**Stated goal**
Write out the material exactly, with the pictures left out.

**Dataset content**
○ ○ ○

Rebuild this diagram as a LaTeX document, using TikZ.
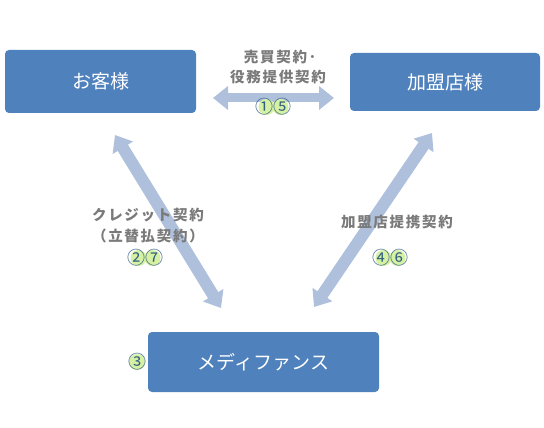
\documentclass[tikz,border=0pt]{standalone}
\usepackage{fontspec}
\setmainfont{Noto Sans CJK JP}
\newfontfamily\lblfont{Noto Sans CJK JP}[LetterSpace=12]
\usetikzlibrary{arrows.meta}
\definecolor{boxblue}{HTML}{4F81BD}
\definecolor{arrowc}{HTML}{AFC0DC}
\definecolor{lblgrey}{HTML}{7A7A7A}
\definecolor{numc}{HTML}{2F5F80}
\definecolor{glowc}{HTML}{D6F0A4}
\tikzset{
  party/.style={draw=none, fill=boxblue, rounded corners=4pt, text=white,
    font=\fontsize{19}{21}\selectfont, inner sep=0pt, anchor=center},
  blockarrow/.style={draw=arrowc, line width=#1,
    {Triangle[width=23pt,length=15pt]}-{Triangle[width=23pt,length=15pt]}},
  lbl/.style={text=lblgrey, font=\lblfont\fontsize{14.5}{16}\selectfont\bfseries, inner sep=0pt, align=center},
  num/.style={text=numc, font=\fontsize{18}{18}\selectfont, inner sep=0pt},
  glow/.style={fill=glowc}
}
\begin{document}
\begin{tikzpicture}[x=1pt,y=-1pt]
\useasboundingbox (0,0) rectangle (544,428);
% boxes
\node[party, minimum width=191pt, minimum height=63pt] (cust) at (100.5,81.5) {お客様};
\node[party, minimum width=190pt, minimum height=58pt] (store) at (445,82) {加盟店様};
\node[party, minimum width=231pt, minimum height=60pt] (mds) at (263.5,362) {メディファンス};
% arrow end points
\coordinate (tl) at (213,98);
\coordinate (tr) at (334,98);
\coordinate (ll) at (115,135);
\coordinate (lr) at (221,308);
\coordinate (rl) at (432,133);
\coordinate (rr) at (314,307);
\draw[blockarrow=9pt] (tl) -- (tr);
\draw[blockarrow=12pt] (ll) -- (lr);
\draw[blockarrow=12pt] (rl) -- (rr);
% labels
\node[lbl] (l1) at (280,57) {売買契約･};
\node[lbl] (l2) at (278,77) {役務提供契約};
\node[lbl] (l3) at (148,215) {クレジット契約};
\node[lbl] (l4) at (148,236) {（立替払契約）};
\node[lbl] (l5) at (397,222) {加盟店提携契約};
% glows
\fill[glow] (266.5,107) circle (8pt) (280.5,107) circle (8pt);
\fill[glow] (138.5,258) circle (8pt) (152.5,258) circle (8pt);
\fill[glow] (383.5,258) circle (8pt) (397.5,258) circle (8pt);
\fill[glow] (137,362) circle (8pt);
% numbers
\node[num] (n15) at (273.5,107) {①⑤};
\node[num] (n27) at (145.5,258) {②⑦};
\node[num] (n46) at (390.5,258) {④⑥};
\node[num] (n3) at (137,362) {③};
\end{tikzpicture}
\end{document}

○ ○ ○

**Full solution**
Rebuild this diagram as a LaTeX document, using TikZ.
\documentclass[tikz,border=0pt]{standalone}
\usepackage{fontspec}
\setmainfont{Noto Sans CJK JP}
\newfontfamily\lblfont{Noto Sans CJK JP}[LetterSpace=12]
\usetikzlibrary{arrows.meta}
\definecolor{boxblue}{HTML}{4F81BD}
\definecolor{arrowc}{HTML}{AFC0DC}
\definecolor{lblgrey}{HTML}{7A7A7A}
\definecolor{numc}{HTML}{2F5F80}
\definecolor{glowc}{HTML}{D6F0A4}
\tikzset{
  party/.style={draw=none, fill=boxblue, rounded corners=4pt, text=white,
    font=\fontsize{19}{21}\selectfont, inner sep=0pt, anchor=center},
  blockarrow/.style={draw=arrowc, line width=#1,
    {Triangle[width=23pt,length=15pt]}-{Triangle[width=23pt,length=15pt]}},
  lbl/.style={text=lblgrey, font=\lblfont\fontsize{14.5}{16}\selectfont\bfseries, inner sep=0pt, align=center},
  num/.style={text=numc, font=\fontsize{18}{18}\selectfont, inner sep=0pt},
  glow/.style={fill=glowc}
}
\begin{document}
\begin{tikzpicture}[x=1pt,y=-1pt]
\useasboundingbox (0,0) rectangle (544,428);
% boxes
\node[party, minimum width=191pt, minimum height=63pt] (cust) at (100.5,81.5) {お客様};
\node[party, minimum width=190pt, minimum height=58pt] (store) at (445,82) {加盟店様};
\node[party, minimum width=231pt, minimum height=60pt] (mds) at (263.5,362) {メディファンス};
% arrow end points
\coordinate (tl) at (213,98);
\coordinate (tr) at (334,98);
\coordinate (ll) at (115,135);
\coordinate (lr) at (221,308);
\coordinate (rl) at (432,133);
\coordinate (rr) at (314,307);
\draw[blockarrow=9pt] (tl) -- (tr);
\draw[blockarrow=12pt] (ll) -- (lr);
\draw[blockarrow=12pt] (rl) -- (rr);
% labels
\node[lbl] (l1) at (280,57) {売買契約･};
\node[lbl] (l2) at (278,77) {役務提供契約};
\node[lbl] (l3) at (148,215) {クレジット契約};
\node[lbl] (l4) at (148,236) {（立替払契約）};
\node[lbl] (l5) at (397,222) {加盟店提携契約};
% glows
\fill[glow] (266.5,107) circle (8pt) (280.5,107) circle (8pt);
\fill[glow] (138.5,258) circle (8pt) (152.5,258) circle (8pt);
\fill[glow] (383.5,258) circle (8pt) (397.5,258) circle (8pt);
\fill[glow] (137,362) circle (8pt);
% numbers
\node[num] (n15) at (273.5,107) {①⑤};
\node[num] (n27) at (145.5,258) {②⑦};
\node[num] (n46) at (390.5,258) {④⑥};
\node[num] (n3) at (137,362) {③};
\end{tikzpicture}
\end{document}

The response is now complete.